Buy all of your BBQ grills & accessories online. Tejas Smokers manufactures high quality barbeque grills, smoker pits and more. Buy online or contact at [email protected]




					tejassmokers.com
				









						Custom Pipe Burners - Gas Regulators, Safety Valves, Brass Fittings, Low & High Pressure Regulator
					

CustomPipeBurners.com is your source for pipe burners, air mixers, pipe burner venturis, tube burners,  gas regulators, safety valves, brass fittings, low & high pressure regulator.




					custompipeburners.com


----------



## motocrash (Mar 27, 2021)

A picture of the burner would be helpful. First thing that comes to mind is a pic that 

 daveomak
 has posted in the past with nails dropped in some of the burner orifices.


----------



## SmokinEdge (Mar 27, 2021)

Pretty small box. A small personal stove for a cup of coffee would do ya.


----------



## cmayna (Mar 27, 2021)

Yes for an interior pic as well as rough dimensions of the box.  Do you have 1 or 2 burners?  Diameter of them?


----------



## daveomak (Mar 28, 2021)

A low pressure adjustable  pressure regulator, needle valve and a modified burner is what you might be looking for.... 
Check out these burners to see what to do...




















  OR.....








Should cut the BTU output in half...

BE SURE the flame is burning in all the holes when lighting...  
You do NOT want raw propane entering your smoker... 
That could kill someone when the smoker explodes...

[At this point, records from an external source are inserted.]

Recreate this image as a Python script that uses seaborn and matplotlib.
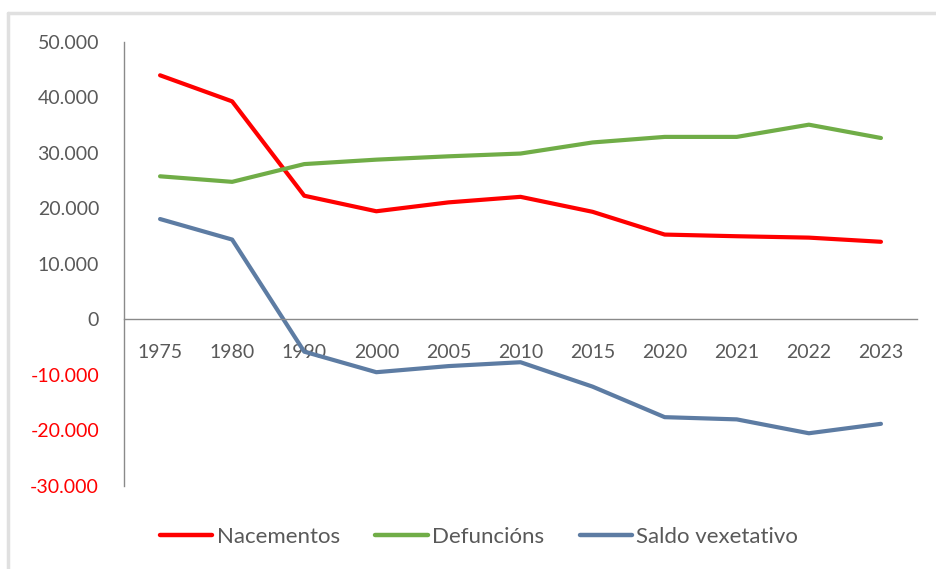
import matplotlib
matplotlib.use("Agg")
import matplotlib.pyplot as plt
from matplotlib.lines import Line2D
import pandas as pd
import seaborn as sns

years = ["1975", "1980", "1990", "2000", "2005", "2010", "2015", "2020", "2021", "2022", "2023"]
nacementos = [44000, 39300, 22300, 19500, 21100, 22100, 19400, 15300, 15000, 14750, 14000]
defuncions = [25800, 24800, 28000, 28800, 29400, 29900, 31900, 32900, 32900, 35100, 32700]
saldo = [18100, 14400, -5800, -9500, -8400, -7700, -12100, -17600, -18000, -20500, -18800]

series_names = ["Nacementos", "Defuncións", "Saldo vexetativo"]
colors = ["#FF0000", "#70AD47", "#5D7CA3"]
yticks = [50000, 40000, 30000, 20000, 10000, 0, -10000, -20000, -30000]

df = pd.DataFrame({
    "ano": years * 3,
    "valor": nacementos + defuncions + saldo,
    "serie": [s for s in series_names for _ in years],
})

sns.set_theme(style="white")
plt.rcParams["font.family"] = ["Lato", "DejaVu Sans"]

fig = plt.figure(figsize=(9.36, 5.69), dpi=100)
ax = fig.add_axes([0.1325, 0.1459, 0.8472, 0.7803])

sns.lineplot(data=df, x="ano", y="valor", hue="serie", hue_order=series_names,
             palette=colors, linewidth=3, sort=False, legend=False, ax=ax)

ax.set_xlim(-0.5, len(years) - 0.5)
ax.set_ylim(-30000, 50000)
ax.set_yticks(yticks)
ax.set_yticklabels([f"{v:,}".replace(",", ".") for v in yticks])
for lbl, v in zip(ax.get_yticklabels(), yticks):
    lbl.set_color("#FF0000" if v < 0 else "#595959")
ax.set_xlabel("")
ax.set_ylabel("")

for side in ["top", "right"]:
    ax.spines[side].set_visible(False)
ax.spines["bottom"].set_position(("data", 0))
for side in ["left", "bottom"]:
    ax.spines[side].set_color("#8A8A8A")
    ax.spines[side].set_linewidth(1.0)
ax.tick_params(axis="x", length=0, pad=18, labelsize=14, labelcolor="#595959")
ax.tick_params(axis="y", length=0, pad=18, labelsize=14)
ax.grid(False)

handles = [Line2D([0], [0], color=c, lw=3.2, solid_capstyle="round") for c in colors]
fig.legend(handles, series_names, loc="center", bbox_to_anchor=(0.512, 1 - 537 / 569),
           ncol=3, frameon=False, fontsize=16, handlelength=2.35, handletextpad=0.2,
           columnspacing=1.6, labelcolor="#595959")

# light frame around the chart area
fig.add_artist(Line2D([8 / 936, 8 / 936], [0, 1 - 13 / 569], transform=fig.transFigure,
                      color="#E0E0E0", lw=2.5))
fig.add_artist(Line2D([8 / 936, 1], [1 - 13 / 569, 1 - 13 / 569], transform=fig.transFigure,
                      color="#E0E0E0", lw=2.5))

fig.savefig("out.png", dpi=100)
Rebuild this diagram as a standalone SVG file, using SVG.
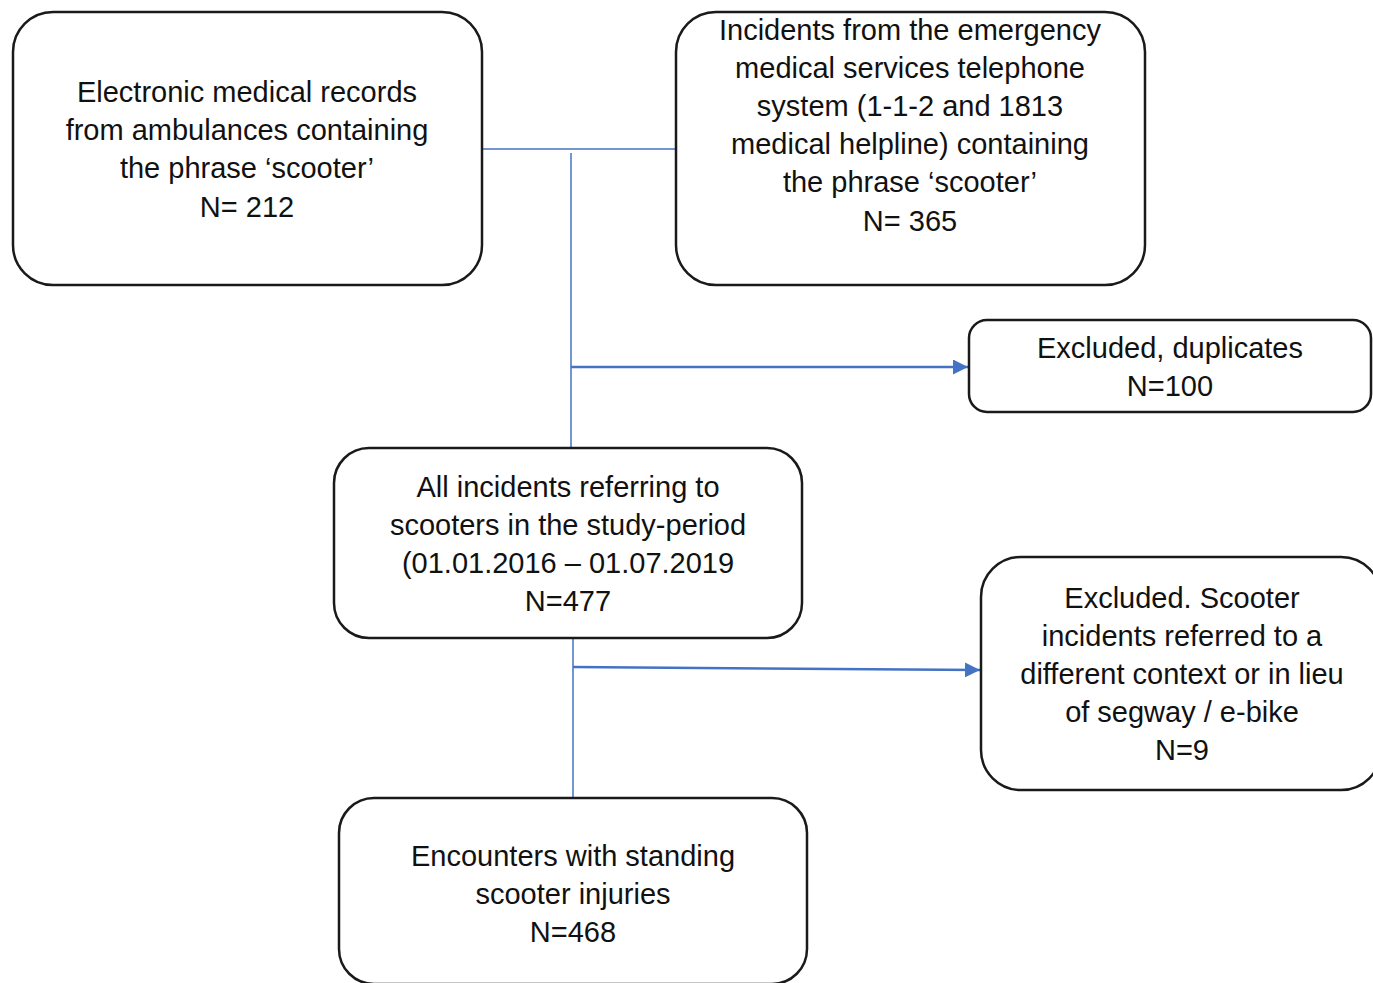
<svg xmlns="http://www.w3.org/2000/svg" width="1373" height="983" viewBox="0 0 1373 983">
<defs>
<style>
.box{fill:#fff;stroke:#1a1a1a;stroke-width:2.5}
.t{font-family:"Liberation Sans",Arial,sans-serif;font-size:29px;fill:#111;text-anchor:middle}
.ln{stroke:#4472c4;stroke-width:1.5;fill:none}
.ar{stroke:#4472c4;stroke-width:2.5;fill:none}
</style>
<marker id="ah" viewBox="0 0 10 10" refX="10" refY="5" markerWidth="6" markerHeight="6" markerUnits="strokeWidth" orient="auto">
<path d="M0,0 L10,5 L0,10 z" fill="#4472c4"/>
</marker>
</defs>
<rect width="1373" height="983" fill="#fff"/>
<g id="connectors">
<line class="ln" x1="482" y1="149" x2="676" y2="149"/>
<line class="ln" x1="571" y1="153" x2="571" y2="448"/>
<line class="ar" x1="571" y1="367" x2="968" y2="367" marker-end="url(#ah)"/>
<line class="ln" x1="573" y1="638" x2="573" y2="798"/>
<line class="ar" x1="573" y1="667" x2="980" y2="670" marker-end="url(#ah)"/>
</g>
<g id="n1">
<rect class="box" x="13" y="12" width="469" height="273" rx="40"/>
<text class="t"><tspan x="247" y="102">Electronic medical records</tspan><tspan x="247" y="140">from ambulances containing</tspan><tspan x="247" y="178">the phrase ‘scooter’</tspan><tspan x="247" y="217">N= 212</tspan></text>
</g>
<g id="n2">
<rect class="box" x="676" y="12" width="469" height="273" rx="40"/>
<text class="t"><tspan x="910" y="40">Incidents from the emergency</tspan><tspan x="910" y="78">medical services telephone</tspan><tspan x="910" y="116">system (1-1-2 and 1813</tspan><tspan x="910" y="154">medical helpline) containing</tspan><tspan x="910" y="192">the phrase ‘scooter’</tspan><tspan x="910" y="231">N= 365</tspan></text>
</g>
<g id="n3">
<rect class="box" x="969" y="320" width="402" height="92" rx="18"/>
<text class="t"><tspan x="1170" y="358">Excluded, duplicates</tspan><tspan x="1170" y="396">N=100</tspan></text>
</g>
<g id="n4">
<rect class="box" x="334" y="448" width="468" height="190" rx="35"/>
<text class="t"><tspan x="568" y="497">All incidents referring to</tspan><tspan x="568" y="535">scooters in the study-period</tspan><tspan x="568" y="573">(01.01.2016 – 01.07.2019</tspan><tspan x="568" y="611">N=477</tspan></text>
</g>
<g id="n5">
<rect class="box" x="981" y="557" width="400" height="233" rx="40"/>
<text class="t"><tspan x="1182" y="608">Excluded. Scooter</tspan><tspan x="1182" y="646">incidents referred to a</tspan><tspan x="1182" y="684">different context or in lieu</tspan><tspan x="1182" y="722">of segway / e-bike</tspan><tspan x="1182" y="760">N=9</tspan></text>
</g>
<g id="n6">
<rect class="box" x="339" y="798" width="468" height="186" rx="35"/>
<text class="t"><tspan x="573" y="866">Encounters with standing</tspan><tspan x="573" y="904">scooter injuries</tspan><tspan x="573" y="942">N=468</tspan></text>
</g>
</svg>
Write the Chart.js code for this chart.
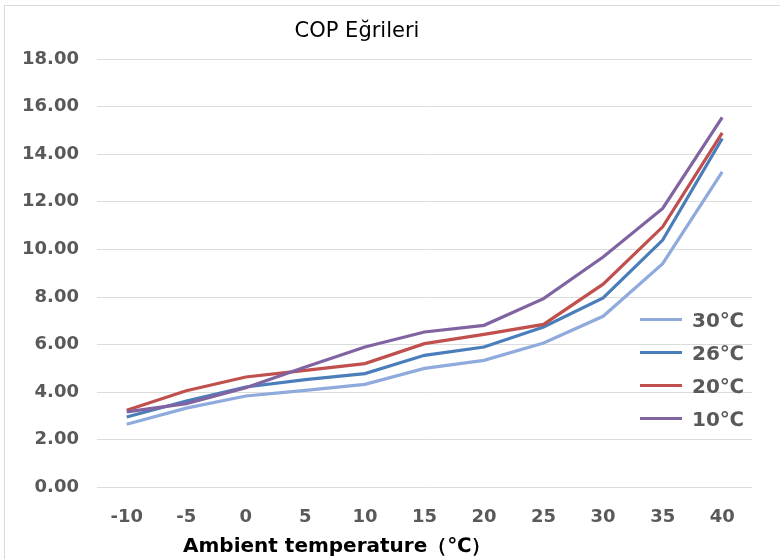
<!DOCTYPE html>
<html>
<head>
<meta charset="utf-8">
<script src="https://cdn.jsdelivr.net/npm/chart.js@4.4.0/dist/chart.umd.min.js"></script>
<style>
  html, body { margin: 0; padding: 0; background: #fff; }
  #wrap { position: relative; width: 780px; height: 559px; }
  #frame { position: absolute; left: 4px; top: 5px; right: 0; bottom: 0; border-left: 1px solid #d9d9d9; border-top: 1px solid #d9d9d9; }
  #title { position: absolute; left: 257px; top: 18px; width: 200px; text-align: center; font: 21px "DejaVu Sans"; color: #000; }
  #xTitle { position: absolute; left: 183px; top: 532px; font: bold 20px "DejaVu Sans"; color: #000; white-space: nowrap; }
  #legend { position: absolute; left: 640px; top: 303px; }
  .item { display: flex; align-items: center; height: 33px; }
  .swatch { width: 42px; height: 3px; margin-right: 10px; }
  .item span { font: bold 20px "DejaVu Sans"; color: #595959; }
</style>
</head>
<body>
<div id="wrap">
  <div id="frame"></div>
  <canvas id="copChart"></canvas>
  <div id="title">COP Eğrileri</div>
  <div id="xTitle">Ambient temperature（℃）</div>
  <div id="legend"></div>
</div>
<script>
// ambient temperatures (x categories)
const temps = ['-10', '-5', '0', '5', '10', '15', '20', '25', '30', '35', '40'];

// COP values
const cop30 = [2.65, 3.33, 3.84, 4.08, 4.33, 5.00, 5.34, 6.07, 7.19, 9.40, 13.26];
const cop26 = [2.96, 3.63, 4.22, 4.53, 4.78, 5.55, 5.90, 6.74, 7.96, 10.39, 14.66];
const cop20 = [3.24, 4.06, 4.64, 4.92, 5.20, 6.04, 6.43, 6.85, 8.54, 10.95, 14.90];
const cop10 = [3.17, 3.52, 4.19, 5.06, 5.90, 6.53, 6.81, 7.93, 9.68, 11.72, 15.55];

const seriesLabels = ['30℃', '26℃', '20℃', '10℃'];
const seriesColors = ['#8faadc', '#4a7ebb', '#c0504d', '#8064a2'];

// y axis: 0.00 .. 18.00 every 2
const yMin = 0, yMax = 18, yStep = 2;

function makeSet(i, values) {
  return {
    label: seriesLabels[i],
    data: values,
    borderColor: seriesColors[i],
    backgroundColor: seriesColors[i],
    borderWidth: 3.2,
    pointRadius: 0,
    tension: 0,
    order: 4 - i   // later series drawn on top, like the original
  };
}

function buildLegend(chart) {
  var box = document.getElementById('legend');
  box.innerHTML = '';
  chart.data.datasets.forEach(function(ds) {
    var item = document.createElement('div');
    item.className = 'item';
    var sw = document.createElement('div');
    sw.className = 'swatch';
    sw.style.background = ds.borderColor;
    var txt = document.createElement('span');
    txt.textContent = ds.label;
    item.appendChild(sw);
    item.appendChild(txt);
    box.appendChild(item);
  });
}

window.onload = function() {
  var ctx = document.getElementById('copChart').getContext('2d');
  var chart = new Chart(ctx, {
    type: 'line',
    data: {
      labels: temps,
      datasets: [makeSet(0, cop30), makeSet(1, cop26), makeSet(2, cop20), makeSet(3, cop10)]
    },
    options: {
      responsive: true,
      maintainAspectRatio: false,
      animation: false,
      layout: { padding: { left: 4, top: 59, right: 28, bottom: 12 } },
      plugins: {
        legend: { display: false },
        title: { display: false },
        tooltip: { enabled: false }
      },
      scales: {
        x: {
          offset: true,
          grid: { display: false, drawTicks: false },
          border: { display: false },
          ticks: {
            padding: 19,
            color: '#595959',
            font: { family: 'DejaVu Sans', size: 18, weight: 'bold' }
          }
        },
        y: {
          min: yMin,
          max: yMax,
          grid: { color: '#dcdcdc', lineWidth: 1, drawTicks: false },
          border: { display: false },
          ticks: {
            stepSize: yStep,
            padding: 18,
            color: '#595959',
            font: { family: 'DejaVu Sans', size: 18, weight: 'bold' },
            callback: function(v) { return Number(v).toFixed(2); }
          }
        }
      }
    }
  });
  buildLegend(chart);
};
</script>
</body>
</html>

Man killed when meat smoker explodes
Colleen Kottke, The (Fond du Lac, Wis.) Reporter 4:49 p.m. EST December 15, 2014 

(Photo: The (Fond du Lac, Wis.) Reporter)
TOWN of LAMARTINE, Wis. — A Wisconsin man using a homemade meat smoker to cook turkeys and chickens died when the smoker exploded, police said.
Richard L. Zabel, 55, was found dead Saturday afternoon inside a machine shed.
"The North Fond du Lac Ambulance and Lamartine first responders were called to the scene for the initial report that someone had fallen," said Lt. Cameron McGee of the Fond du Lac County Sheriff's Office. "When investigators arrived on scene, they discovered that a 55-year-old man was dead inside the building."
Zabel, a town of Lamartine man, did not live at the building's location, but lived nearby.
"Evidence indicates that the flame on the LP burner went out and as a result the gas continued to accumulate inside the smoker," McGee said. "And when (Zabel) went to relight the burner, the spark from the lighter caused the gas to explode."
McGee said the force of the explosion caused the heavy duty door of the smoker to blow open, striking Zabel in the head, killing him instantly.
"When something explodes, it's going to blow open at the weakest point which was the door, which was triple-latched," McGee said.
McGee said the smoker was larger and better constructed than most store-bought models.
"It was about 4-feet tall and about 3-feet wide and built really solid, including the door. Someone really put a lot of thought into building this thing," McGee said. "We were told that they had been using it for the past three years without any problems."
The Fond du Lac County Sheriff's Office is investigating the incident.



..


----------



## cmayna (Mar 28, 2021)

Nice pics Dave.  And more importantly,  good safety reminder about propane running without a flame.


----------